US cotton ends daily limit down on euro debt, dlr

NEW YORK, Nov 16 (Reuters) - U.S. cotton futures closed
Tuesday down the daily limit on investor liquidation sparked by
worries over euro zone debt which sent the dollar flying higher
along with lingering fears No. 1 consumer China will hike
interest rates, brokers said.

The decline in cotton though was more in line with falls in
other commodity markets and volume was sharply down from the
record high over 101,000 contracts hit last week when prices
touched a record top.

'We got a good scrubbing ... from euro zone and China,'
Keith Brown, president of commodity firm Keith Brown and Co in
Moultrie, Georgia, said when asked about the reason behind
cotton's sharp fall.

Despite the near 20 percent fall in value in U.S. cotton
futures since hitting an all time record last week, the market
is still the top performing commodity on the Reuters Jefferies
Commodity Index, up about 70 percent year to date.

(Graphic: http://link.reuters.com/kew48n)

The benchmark March cotton contract on ICE Futures
U.S. fell the 5.00 cent limit to settle at $1.292 per lb, with
the session top at $1.382. It was the lowest close for the
second position cotton contract since Nov. 1.

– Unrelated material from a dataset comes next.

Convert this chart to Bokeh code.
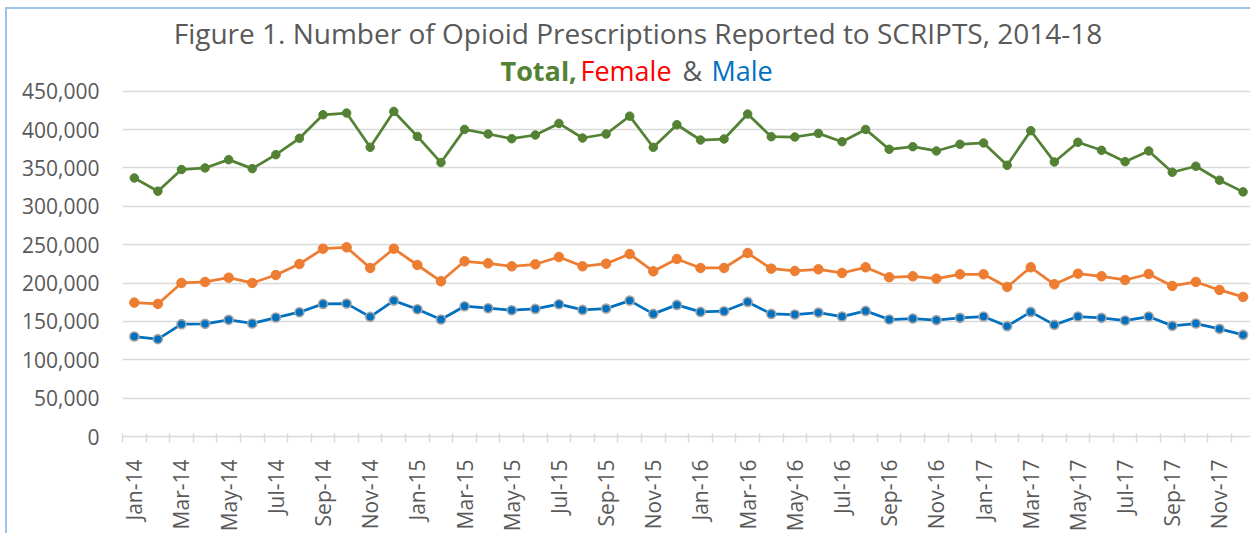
from math import pi
from bokeh.plotting import figure
from bokeh.models import (ColumnDataSource, FixedTicker, NumeralTickFormatter, Label, Range1d)
from bokeh.embed import file_html
from bokeh.resources import INLINE

months = ["Jan-14", "Feb-14", "Mar-14", "Apr-14", "May-14", "Jun-14", "Jul-14", "Aug-14", "Sep-14", "Oct-14", "Nov-14", "Dec-14",
          "Jan-15", "Feb-15", "Mar-15", "Apr-15", "May-15", "Jun-15", "Jul-15", "Aug-15", "Sep-15", "Oct-15", "Nov-15", "Dec-15",
          "Jan-16", "Feb-16", "Mar-16", "Apr-16", "May-16", "Jun-16", "Jul-16", "Aug-16", "Sep-16", "Oct-16", "Nov-16", "Dec-16",
          "Jan-17", "Feb-17", "Mar-17", "Apr-17", "May-17", "Jun-17", "Jul-17", "Aug-17", "Sep-17", "Oct-17", "Nov-17", "Dec-17"]

total = [336900, 319700, 347900, 350000, 360800, 349100, 367300, 388600, 419300, 421500, 376900, 423600,
         391100, 357000, 400200, 394200, 388100, 392900, 408000, 389000, 394200, 417500, 376900, 406300,
         386400, 387700, 420200, 390700, 390300, 395000, 384200, 400200, 374300, 377700, 372100, 380800,
         382500, 353500, 398500, 357800, 383400, 373000, 358200, 372100, 344400, 352200, 334000, 318800]

female = [174500, 172800, 200100, 201400, 207000, 200100, 210500, 224800, 244700, 246500, 219600, 244700,
          223500, 202300, 228300, 225700, 221800, 224400, 233900, 221800, 225200, 237800, 215300, 231300,
          219600, 219600, 239100, 218700, 215700, 217900, 213100, 220500, 207500, 208800, 205700, 211400,
          211400, 194900, 220500, 198400, 212200, 208800, 204000, 211800, 196200, 201400, 191000, 181900]

male = [130300, 126900, 146400, 146800, 152000, 147300, 155000, 162000, 172800, 173200, 155900, 177100,
        165900, 152400, 169800, 167200, 164600, 166300, 172400, 165000, 166700, 177100, 159800, 171500,
        162400, 163300, 175400, 159800, 158900, 161500, 156300, 163700, 152400, 153700, 151700, 154600,
        156300, 143800, 162400, 145500, 156300, 154600, 151100, 156300, 144200, 147200, 140300, 132500]

y_ticks = list(range(0, 450001, 50000))
title_text = "Figure 1. Number of Opioid Prescriptions Reported to SCRIPTS, 2014-18"

x = list(range(len(months)))
src = ColumnDataSource(dict(x=x, month=months, total=total, female=female, male=male))

GRID = "#D9D9D9"
TXT = "#595959"
FONT = "Open Sans"

# layout (canvas pixels)
W, H = 1245, 526
LEFT, BOTTOM = 115, 99
FRAME_W = W - LEFT
FRAME_H = H - BOTTOM
Y_TOP_TICK_PX = 81.7          # canvas y of the 450,000 gridline
X_END = 47.4
y_per_px = 450000 / (FRAME_H - Y_TOP_TICK_PX)
Y_END = FRAME_H * y_per_px
x_per_px = (X_END + 0.5) / FRAME_W


def cx(px):  # canvas x pixel -> data x
    return -0.5 + (px - LEFT) * x_per_px


def cy(py):  # canvas y pixel (from top) -> data y
    return (FRAME_H - py) * y_per_px


p = figure(width=W, height=H, output_backend="svg", toolbar_location=None, tools="", title=None,
           x_range=Range1d(-0.5, X_END), y_range=Range1d(0, Y_END),
           min_border_left=LEFT, min_border_right=0, min_border_top=0, min_border_bottom=BOTTOM)
p.outline_line_color = None
p.background_fill_color = "white"
p.border_fill_color = "white"
p.styles = {"border-left": "2px solid #9DC3E6", "border-top": "2px solid #9DC3E6",
            "margin-left": "5px", "margin-top": "7px"}

# grid
p.xgrid.visible = False
p.ygrid.grid_line_color = GRID
p.ygrid.grid_line_width = 1.3

# y axis
p.yaxis.axis_label = None
p.yaxis.ticker = FixedTicker(ticks=y_ticks)
p.yaxis.formatter = NumeralTickFormatter(format="0,0")
p.yaxis.axis_line_color = None
p.yaxis.major_tick_line_color = None
p.yaxis.minor_tick_line_color = None
p.yaxis.major_tick_in = 0
p.yaxis.major_tick_out = 0
p.yaxis.major_label_text_font = FONT
p.yaxis.major_label_text_font_size = "21px"
p.yaxis.major_label_text_color = TXT
p.yaxis.major_label_standoff = 23

# x axis: labels every other month, tick marks at month boundaries
n = len(months)
bounds = [i - 0.5 for i in range(n + 1)]
label_idx = x[::2]
xa = p.xaxis[0]
xa.axis_label = None
xa.ticker = FixedTicker(ticks=label_idx, minor_ticks=bounds)
xa.major_label_overrides = {i: months[i] for i in label_idx}
xa.axis_line_color = GRID
xa.axis_line_width = 1.5
xa.major_tick_line_color = None
xa.major_tick_in = 0
xa.major_tick_out = 0
xa.minor_tick_line_color = GRID
xa.minor_tick_line_width = 1.5
xa.minor_tick_in = 3
xa.minor_tick_out = 6
xa.major_label_orientation = pi / 2
xa.major_label_standoff = 17
xa.major_label_text_font = FONT
xa.major_label_text_font_size = "21px"
xa.major_label_text_color = TXT

# series
p.line("x", "total", source=src, line_color="#548235", line_width=2.75)
p.scatter("x", "total", source=src, size=8.5, fill_color="#548235", line_color="#548235")

p.line("x", "female", source=src, line_color="#ED7D31", line_width=2.75)
p.scatter("x", "female", source=src, size=9.5, fill_color="#ED7D31", line_color="#ED7D31")

p.line("x", "male", source=src, line_color="#0070C0", line_width=2.75)
p.scatter("x", "male", source=src, size=9, fill_color="#0070C0", line_color="#A5A5A5", line_width=1.6)

# titles (placed inside the upper, tick-free part of the frame)
p.add_layout(Label(x=cx(630.5), y=cy(23.8), text=title_text,
                   text_align="center", text_baseline="alphabetic", text_font=FONT,
                   text_font_size="28px", text_color=TXT))
sub = [("Total,", 493, "#548235", "bold"), ("Female", 573, "#FF0000", "normal"),
       ("&", 675, TXT, "normal"), ("Male", 704, "#0070C0", "normal")]
for t, px, c, st in sub:
    p.add_layout(Label(x=cx(px), y=cy(61), text=t,
                       text_align="left", text_baseline="alphabetic", text_font=FONT,
                       text_font_size="27px", text_font_style=st, text_color=c))

open("out.html", "w").write(file_html(p, INLINE))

Volume traded was not as heavy though. The total stood at
around 32,000 lots, some 10 percent below the 30-day average
near 35,800 lots, Thomson Reuters preliminary data showed.
Spot December lost 5.00 cents to end at $1.3375.

Mike Stevens, an independent cotton analyst in Louisiana,
said cotton was hit by marco-economic factors such as the
'possibility that Ireland might need a bailout'.

News that South Korea upped its rates 'perpetuated fears
that China may be next,' he said.

An increase in rates in China would choke off growth and
hit cotton demand as mills scale back their production,
analysts said.

In China, the Zhengzhou Commodity Exchange's May cotton
contract last traded Tuesday at 28,330 yuan per tonne,
up 440 yuan on the day.

Cotton prices had been rallying since July due to strong
mill demand from China, tight stocks and buying by funds who
felt cotton was undervalued.

Analysts said the initial market advance on Tuesday was
spurred in part by talk that mills bought a large amount of
U.S. cotton at an industry meeting last week.

One said sales likely hit 500,000 (480-lb) bales. Another
said they stood at more than 1 million bales.